こんにちは。今回は古代ギリシア・ローマからルネサンス期までの文学史について網羅的に一気に解説します。ギリシア、ローマといった古典時代の文学から中世ヨーロッパやルネサンス期までの文学について、網羅的に整理することは受験において非常に有効です。
なお、ヨーロッパの文学史において系統として詩と物語・説話に大別することができます。詩を紡ぐことで物語と昇華していくのですが、受験では、分けて理解することも必要なので、詩と物語に分けて解説します。
古代ギリシア、ローマ、中世ヨーロッパ、ルネサンスとポイントをまとめて解説しますので一覧表なども使用しながらしっかりと理解していきましょう。
・よく出題される詩人はホメロス、ヴェルギリウス、ダンテなど
・国名、分類、作者名、作品名の一致は必須条件
・三代悲劇詩人とアリストファネスを混ぜるな!
・カール大帝が出てくるのは「ローランの歌」
・トマス=モアや「デカメロン」は政治・社会の出来事と結びつけて出題されるかも
抒情詩と叙事詩について(古代ギリシアからルネサンスまで)
(ダンテ『神曲』:wikiより)
引用:詩は大きく分けて叙情詩と叙事詩に分けることができます。一つ目は叙情詩(抒情詩)。詩人の主観的な感情や思想を表現した詩ですね。

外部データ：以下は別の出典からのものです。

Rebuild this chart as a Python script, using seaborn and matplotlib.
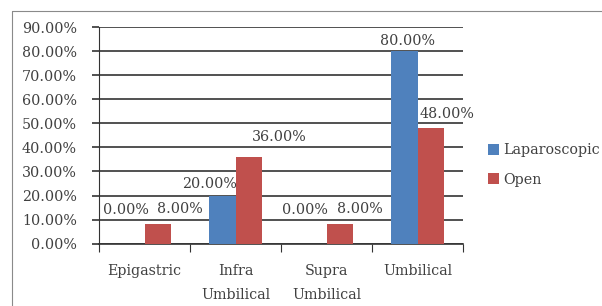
import pandas as pd
import seaborn as sns
import matplotlib.pyplot as plt
from matplotlib.lines import Line2D

categories = ['Epigastric', 'Infra\nUmbilical', 'Supra\nUmbilical', 'Umbilical']
laparoscopic = [0, 20, 0, 80]
open_ = [8, 36, 8, 48]
groups = ['Laparoscopic', 'Open']

# label offsets from bar top (pixels), Excel moved them around to avoid overlap
lap_offsets = [(-5, 33), (-13, 11), (-8, 33), (3, 10)]
open_offsets = [(22, 15), (31, 20), (20, 15), (16, 14)]

df = pd.DataFrame({
    'Location': categories * 2,
    'Value': laparoscopic + open_,
    'Group': [groups[0]] * 4 + [groups[1]] * 4,
})

sns.set_style('white')
plt.rcParams['font.family'] = ['DejaVu Serif']
plt.rcParams['font.size'] = 10.3
txt = '#404040'
line = '#333333'

fig = plt.figure(figsize=(6.02, 3.06), dpi=100)
ax = fig.add_axes([99 / 602, 1 - 243.5 / 306, 364 / 602, 216 / 306])

sns.barplot(data=df, x='Location', y='Value', hue='Group', order=categories,
            hue_order=groups, palette=['#4F81BD', '#C0504D'], width=0.575,
            gap=0, saturation=1, linewidth=0, ax=ax, zorder=3)

ax.set_ylim(0, 90)
ax.set_xlim(-0.5, 3.5)
ax.set_yticks(range(0, 91, 10))
ax.set_yticklabels(['{:.2f}%'.format(v) for v in range(0, 91, 10)], color=txt)
ax.set_xticklabels(categories, color=txt, linespacing=1.85)
ax.set_xlabel('')
ax.set_ylabel('')

ax.yaxis.grid(True, color=line, linewidth=1.2)
ax.set_axisbelow(True)
for s in ['top', 'right']:
    ax.spines[s].set_visible(False)
ax.spines['left'].set_color(line)
ax.spines['left'].set_linewidth(0.8)
ax.spines['bottom'].set_color(line)
ax.spines['bottom'].set_linewidth(1.2)

ax.tick_params(axis='y', length=5, width=1.2, color=line, pad=11, left=True)
ax.tick_params(axis='x', which='major', length=0, pad=15)
ax.set_xticks([-0.5, 0.5, 1.5, 2.5, 3.5], minor=True)
ax.tick_params(axis='x', which='minor', length=5.5, width=0.8, color=line, bottom=True)

for cont, vals, offs in zip(ax.containers, [laparoscopic, open_], [lap_offsets, open_offsets]):
    for bar, v, (dx, dy) in zip(cont, vals, offs):
        cx = bar.get_x() + bar.get_width() / 2
        ax.annotate('{:.2f}%'.format(v), (cx, bar.get_height()),
                    xytext=(dx * 0.72, dy * 0.72), textcoords='offset points',
                    ha='center', va='center', color=txt, fontsize=10.3,
                    annotation_clip=False)

ax.legend(loc='center left', bbox_to_anchor=(482 / 602, 1 - 165 / 306),
          bbox_transform=fig.transFigure, frameon=False, handlelength=0.8,
          handleheight=0.8, handletextpad=0.3, labelspacing=1.1,
          labelcolor=txt, borderaxespad=0)

# outer chart border, only left and top edges fall inside the picture
bx, by = 11.5 / 602, 1 - 10.5 / 306
fig.add_artist(Line2D([bx, bx], [0, by], transform=fig.transFigure, color='#8a8a8a', lw=0.8))
fig.add_artist(Line2D([bx, 1], [by, by], transform=fig.transFigure, color='#8a8a8a', lw=0.8))

plt.savefig('out.png', dpi=100)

古代ではサッフォーやホラティウス、ルネサンス期にはペトラルカなどが世界史でよく出題される抒情詩人です。
もう一つは叙事詩。物事や出来事を題材にとった詩のことです。ホメロスやヴェルギリウスなどが詠んだ英雄たちの神話はまさに典型的な叙事詩です。
神々のことを詩の題材とした古代とは異なり、中世ヨーロッパでは騎士たちが叙事詩の主人公になります。口承文学でもある叙事詩は、ヨーロッパ中を渡り歩く吟遊詩人によって各国の宮廷で披露されました。
物語・説話について
(ドン=キホーテ:wikiより)
古代ギリシアでは合理的で論理的な思考と人間中心の文化が発達しました。そのため、人間たちを主人公とする物語も数多く書かれます。
古代ギリシアの三代悲劇詩人とも呼ばれる三人の作家はアイスキュロス、ソフォクレス、エウリピデスです。彼らの作品と名前を一致させるのは当然のことですが、正誤問題などで喜劇作家のアリストファネスが選択肢に入っていることがあります。

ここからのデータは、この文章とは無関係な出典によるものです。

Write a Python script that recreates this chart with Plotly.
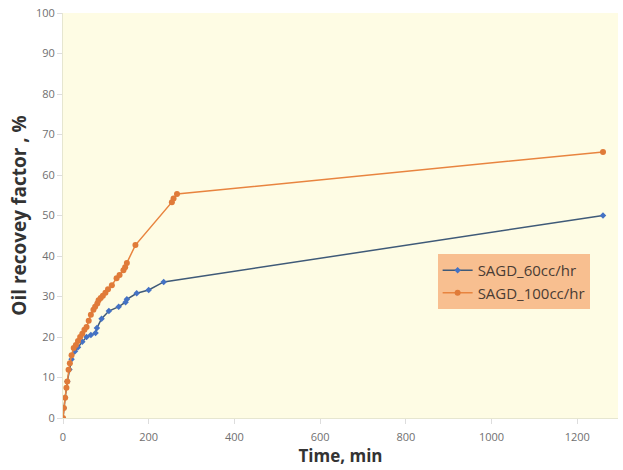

アリストファネスは「女の平和」を書いた喜劇作家です。似たものを混ぜてくるのは選択式問題の常道ですので、混ぜないようにしっかり区別して覚えましょう。
中世ヨーロッパでは騎士物語がつくられました。「ローランの歌」はカール大帝に仕えた勇者ローランの物語でイスラームとの戦いが描かれます。アーサー王物語はイギリスのアーサー王と円卓の騎士の物語です。

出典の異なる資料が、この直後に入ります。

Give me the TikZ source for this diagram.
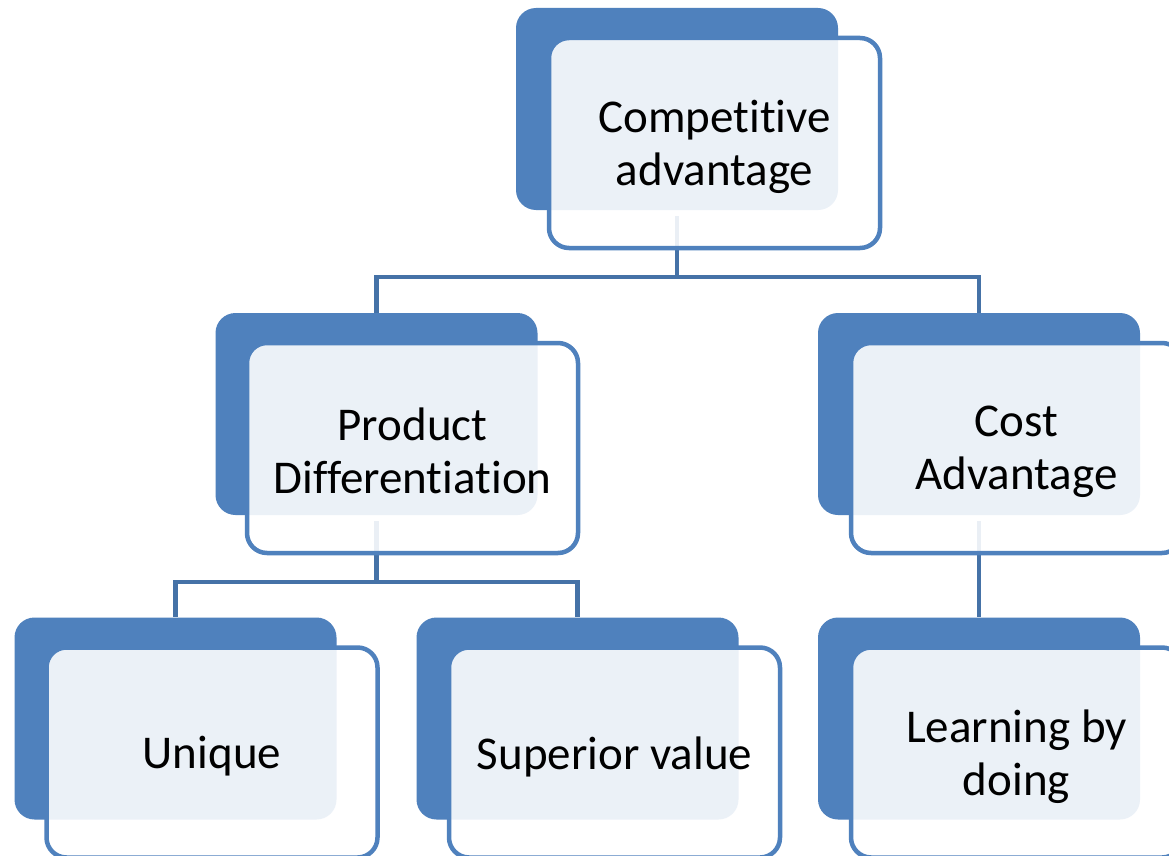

ルネサンスの時代になると、文学の主人公は人間となります。ルネサンス自体が、人間中心の文化だからです。
ボッカチオの「デカメロン」はチョーサーの「カンタベリー物語」などに影響を与えます「デカメロン」は、1348年のペスト大流行で公害に引きこもった男女10人の物語です。
イギリスのトマス=モアの書いた「ユートピア」は架空の理想郷を描いた物語で、現世に対する批判が込められました。トマス=モアは「羊が人を食う」と発言し、囲い込み運動を批判します。
シェイクスピアの「ハムレット」や「ヴェニスの商人」はよく知られた作品。セルバンテスの「ドン=キホーテ」とともに、インパクトが強いものですね。ルネサンス期の文学作品はどれが出題されてもおかしくありませんので、表を見ながら知識を整理しましょう。
まとめ
文学史は、文学史単体で出題されるケースと、政治史や社会経済史との関連から出題される融合問題とに分かれます。
単体で出題される場合は、作者名と作品名の一致が何より最優先です。一方、政治史や社会経済史と関連する場合は、作品が書かれた時代が重要になってきます。どの角度から攻められてもよいように、しっかりと復習しましょう。